This is a follow-up post, of sorts, to the article “Two Churches, One City, Almost No Common Ground in Mission – An Interactive Scenario.” That post and this one are designed to catalyze conversations with your missions committees, small groups, and church leaders about the ‘Missio Dei,’ the Latin Christian theological term that can be translated as the “mission of God,” or the “sending of God.”
John Flett summarizes how karl Barth understood the relationship between the church’s existence and its proclamation to the world:
“The apostolic community, ‘can never in any respect be an end in herself but, following the existence of the apostles, she exists only as she exercises the ministry of a herald.’ And so the community ‘does not exist before her commission and later acquire it. Nor does she exist apart from it, so there can be no question whether or not she might have to execute it. . . .’ Her essential direction is ‘outwards to mission, to the world, because she is not merely based upon the apostolate but is identical with it.’” ~ Flett, Witness of God, 265, quoting Barth, Church Dogmatics IV/ 1, 724; IV/ 3.2, 779; and II/ 2, 430.

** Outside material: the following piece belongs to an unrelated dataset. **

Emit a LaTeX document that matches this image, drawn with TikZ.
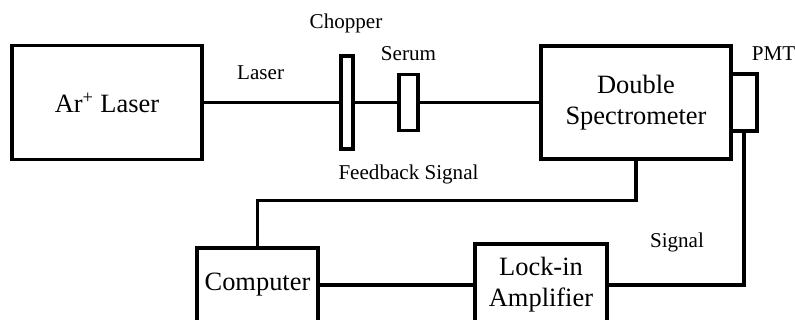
\documentclass[tikz,border=0pt]{standalone}
\usepackage{fontspec}
\setmainfont{Liberation Serif}
\begin{document}
\begin{tikzpicture}[
            line width=2.2pt,
            unit/.style={
                rectangle,
                draw,
                align=center,
                inner sep=0pt,
                font=\fontsize{18.8}{22}\selectfont
            },
            plate/.style={
                rectangle,
                draw,
                inner sep=0pt,
                minimum width=#1
            },
            tag/.style={
                anchor=base,
                inner sep=0pt,
                font=\fontsize{15}{18}\selectfont
            }
        ]

            \useasboundingbox (0, 0) rectangle (19.875, -8);

            \node[unit, minimum width=4.75cm, minimum height=2.85cm] (laser) at (2.675, -2.5625) {Ar\textsuperscript{+} Laser};
            \node[plate=0.3cm, minimum height=2.325cm] (chopper) at (8.675, -2.5625) {};
            \node[plate=0.475cm, minimum height=1.4cm] (serum) at (10.2125, -2.5625) {};
            \node[unit, minimum width=4.75cm, minimum height=2.825cm] (spec) at (15.9, -2.5625) {Double\\Spectrometer};
            \node[plate=0.65cm, minimum height=1.425cm] (pmt) at (18.6, -2.5625) {};

            \node[unit, minimum width=3.025cm, minimum height=1.85cm] (computer) at (6.4375, -7.125) {Computer};
            \node[unit, minimum width=3.3cm, minimum height=2.05cm] (lockin) at (13.525, -7.125) {Lock-in\\Amplifier};

            \node[tag] (choppertag) at (8.65, -0.725) {Chopper};
            \node[tag] (serumtag) at (10.2125, -1.525) {Serum};
            \node[tag] (pmttag) at (19.3375, -1.525) {PMT};

            \draw (laser.east) -- (chopper.west)
                node[tag, pos=0.42, yshift=0.5625cm] {Laser};
            \draw (chopper.east) -- (serum.west);
            \draw (serum.east) -- (spec.west);

            \draw (spec.south) -- ++(0, -1) -| (computer.north);
            \node[tag] (fbtag) at (10.2125, -4.5) {Feedback Signal};

            \draw (computer.east) -- (lockin.west);
            \draw (lockin.east) -| (pmt.south);
            \node[tag] (signaltag) at (16.925, -6.2) {Signal};

        \end{tikzpicture}
\end{document}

How are we to understand ‘apostolic?’ Jürgen Moltmann describes it this way; “The historical church must be called ‘apostolic’ in a double sense: its gospel and its doctrine are founded on the testimony of the first apostles, the eyewitnesses of the risen Christ, and it exists in the carrying out of the apostolic proclamation, the missionary charge. The expression ‘apostolic’ therefore denotes both the church’s foundation and its commission.” ~ The Church in the Power of the Spirit p.358
If Flett is interpreting Barth correctly here, then I’d have to agree with Barth, but only with Moltmann’s understanding of ‘apostolic.’
If I had to explain all this so that anyone could understand it, then in my own words, I’d say it this way;
The Church, either in its local assemblies or universally are not to be ‘ends unto themselves.’ But, like the Apostles, and on which teachings the Church is founded, is not to be entrenched in, and seeking to sustain its ‘internal’ or ‘local’ ‘ministries’ alone. To plant a church with the ‘intention’ of doing mission ‘later’ is neither church planting or mission. To claim existence as a church without mission, is to be an imposter. And, I’ll take that one step further. To ‘be’ a church that puts the bulk of her resources, people, time, and energies into sustaining herself, as opposed to the outward commission and missionary charge to Make disciples of all nations, be witnesses to Jesus by word and deed, and foster the reconciliation of all things as much as we as humans are able, is to not be a gathering assembly or ‘church.’ A few questions;
1. Have I, in my interpretation of Flett, Barth, and Moltmann, taken things too far? How so?
2. If you agree with my summary, then what do you suppose is the solution for churches/local assemblies that find themselves in the situation described above? (More resources, people, time, and energy for ‘church’ than mission)
3. Do you reject any of the propositions above? Which? Why?